Matérial Institut Lavoisier (MIL)-101, one of
the metal–organic
frameworks containing numerous coordinatively unsaturated sites, as
well as high specific surface area, was synthetized under different
protocols for CO2 adsorption and separation from N2. To improve its CO2 adsorption capacity, different
amounts [10, 25, and 40 wt % of tetraethylenepentamine (TEPA)] were
grafted to the parental MIL-101. Results revealed that TEPA-MIL-101
(40 wt %) showed one of the highest CO2 adsorption capacities
(i.e., 3.76 mmol g–1 at 298 K at 1 bar) among existing
MIL-101 and its modified moieties. This amount was 1.56 times greater
than parental MIL-101 (in spite of having superior textural properties),
which adsorbed 2.41 mmol g–1 CO2 at the
same operational conditions. This can be attributed to the presence
of polar functional groups in the porous structure of MIL-101 that
enhance the interaction between CO2 active sites on the
adsorbent surface.
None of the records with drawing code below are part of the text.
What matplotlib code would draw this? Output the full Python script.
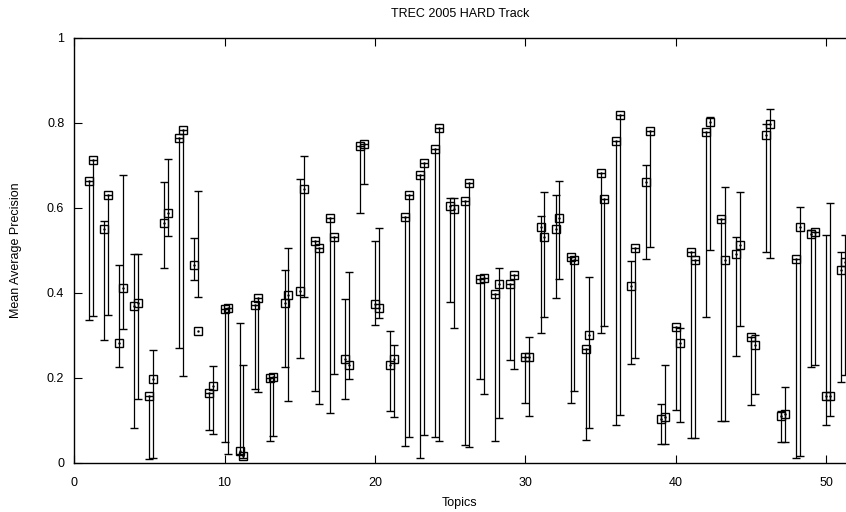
import matplotlib.pyplot as plt
import numpy as np

plt.rcParams['font.family'] = ['Liberation Sans', 'DejaVu Sans']

topics = np.arange(1, 52)

# first run: value, low end and high end of the bar
left_val = [0.663, 0.551, 0.282, 0.368, 0.158, 0.564, 0.763, 0.465, 0.165, 0.362,
            0.027, 0.372, 0.199, 0.375, 0.405, 0.522, 0.576, 0.244, 0.744, 0.373,
            0.229, 0.579, 0.677, 0.738, 0.603, 0.616, 0.433, 0.396, 0.421, 0.249,
            0.555, 0.549, 0.484, 0.268, 0.682, 0.758, 0.416, 0.660, 0.102, 0.320,
            0.495, 0.778, 0.573, 0.491, 0.296, 0.770, 0.109, 0.479, 0.538, 0.158, 0.453]
left_low = [0.336, 0.289, 0.224, 0.082, 0.008, 0.458, 0.270, 0.430, 0.077, 0.049,
            0.020, 0.173, 0.052, 0.225, 0.247, 0.169, 0.118, 0.149, 0.587, 0.323,
            0.122, 0.039, 0.012, 0.060, 0.379, 0.042, 0.198, 0.050, 0.242, 0.140,
            0.304, 0.388, 0.140, 0.053, 0.306, 0.089, 0.233, 0.480, 0.045, 0.124,
            0.057, 0.343, 0.099, 0.251, 0.136, 0.495, 0.049, 0.010, 0.226, 0.089, 0.191]
left_high = [0.663, 0.569, 0.466, 0.490, 0.158, 0.660, 0.763, 0.529, 0.165, 0.362,
             0.329, 0.372, 0.199, 0.454, 0.667, 0.522, 0.576, 0.384, 0.744, 0.522,
             0.310, 0.579, 0.677, 0.738, 0.622, 0.616, 0.433, 0.396, 0.421, 0.249,
             0.580, 0.631, 0.484, 0.268, 0.682, 0.758, 0.475, 0.700, 0.139, 0.320,
             0.495, 0.778, 0.573, 0.532, 0.296, 0.796, 0.122, 0.479, 0.547, 0.535, 0.495]

# second run
right_val = [0.713, 0.629, 0.412, 0.376, 0.197, 0.588, 0.783, 0.310, 0.181, 0.363,
             0.016, 0.387, 0.202, 0.394, 0.644, 0.504, 0.530, 0.231, 0.751, 0.365,
             0.243, 0.631, 0.705, 0.787, 0.598, 0.657, 0.435, 0.421, 0.441, 0.249,
             0.531, 0.576, 0.476, 0.300, 0.620, 0.818, 0.504, 0.780, 0.108, 0.281,
             0.477, 0.801, 0.478, 0.512, 0.278, 0.796, 0.115, 0.555, 0.543, 0.158, 0.473]
right_low = [0.344, 0.347, 0.315, 0.151, 0.010, 0.534, 0.205, 0.390, 0.067, 0.020,
             0.012, 0.167, 0.063, 0.144, 0.391, 0.137, 0.209, 0.196, 0.656, 0.340,
             0.108, 0.061, 0.064, 0.050, 0.318, 0.036, 0.162, 0.104, 0.221, 0.111,
             0.343, 0.432, 0.169, 0.081, 0.322, 0.113, 0.247, 0.507, 0.045, 0.096,
             0.057, 0.500, 0.099, 0.322, 0.161, 0.481, 0.049, 0.016, 0.229, 0.111, 0.206]
right_high = [0.713, 0.629, 0.678, 0.490, 0.265, 0.714, 0.783, 0.640, 0.227, 0.363,
              0.231, 0.387, 0.202, 0.506, 0.722, 0.504, 0.530, 0.449, 0.751, 0.553,
              0.277, 0.631, 0.705, 0.787, 0.622, 0.657, 0.435, 0.459, 0.441, 0.295,
              0.638, 0.663, 0.476, 0.438, 0.620, 0.818, 0.504, 0.780, 0.231, 0.316,
              0.477, 0.813, 0.649, 0.637, 0.300, 0.832, 0.177, 0.601, 0.543, 0.611, 0.535]

OFFSET = 0.25


def draw_run(ax, x, val, low, high):
    ax.vlines(x, low, high, color='black', lw=0.9, zorder=2)
    ax.plot(x, low, ls='none', marker='_', ms=6, mew=1.0, color='black', zorder=2)
    ax.plot(x, high, ls='none', marker='_', ms=6, mew=1.0, color='black', zorder=2)
    ax.plot(x, val, ls='none', marker='s', ms=6, mfc='none', mec='black', mew=1.0, zorder=3)
    ax.plot(x, val, ls='none', marker='.', ms=1.5, color='black', zorder=3)


fig = plt.figure(figsize=(8.46, 5.12), dpi=100)
ax = fig.add_axes([0.0875, 0.0963, 0.9125, 0.8301])

draw_run(ax, topics, left_val, left_low, left_high)
draw_run(ax, topics + OFFSET, right_val, right_low, right_high)

ax.set_xlim(0, 51.3)
ax.set_ylim(0, 1)
ax.set_xticks([0, 10, 20, 30, 40, 50])
ax.set_yticks([0, 0.2, 0.4, 0.6, 0.8, 1.0])
ax.set_yticklabels(['0', '0.2', '0.4', '0.6', '0.8', '1'])
ax.tick_params(direction='in', length=6, width=0.8, labelsize=9,
               top=True, right=False)
ax.tick_params(axis='x', pad=10)
ax.tick_params(axis='y', pad=7)
ax.spines['right'].set_visible(False)
for s in ['left', 'bottom', 'top']:
    ax.spines[s].set_linewidth(1.0)

ax.set_xlabel("Topics", fontsize=9, labelpad=6)
ax.set_ylabel("Mean Average Precision", fontsize=9, labelpad=18)
ax.set_title("TREC 2005 HARD Track", fontsize=9, pad=15)

fig.savefig("out.png", dpi=100)
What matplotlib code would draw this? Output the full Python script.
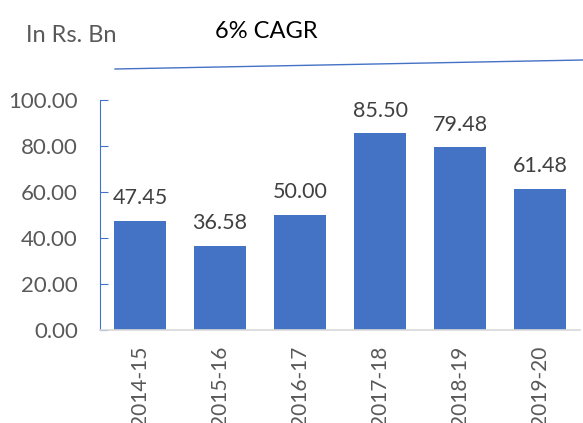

Isosteric heat of adsorption of CO2 and
N2 on TEPA-MIL-101 (40 wt %) were 35 and 18 kJ mol–1, respectively, based on the temperature-dependent
form of the Freundlich model in the Clausius–Clapeyron equation.
Ideal adsorption solution theory (IAST) was used for determination
of CO2/N2 selectivity for a binary gas mixture,
including 15% CO2 and 85% N2 at 298 K and at
1 bar. TEPA-MIL-101 (40 wt %) showed an exceptional CO2/N2 selectivity of 220. Adsorption kinetics study demonstrated
that the Avrami model was the best model for fitting the experimental
data, which denotes that more than one pathway exists in CO2 and N2 adsorption.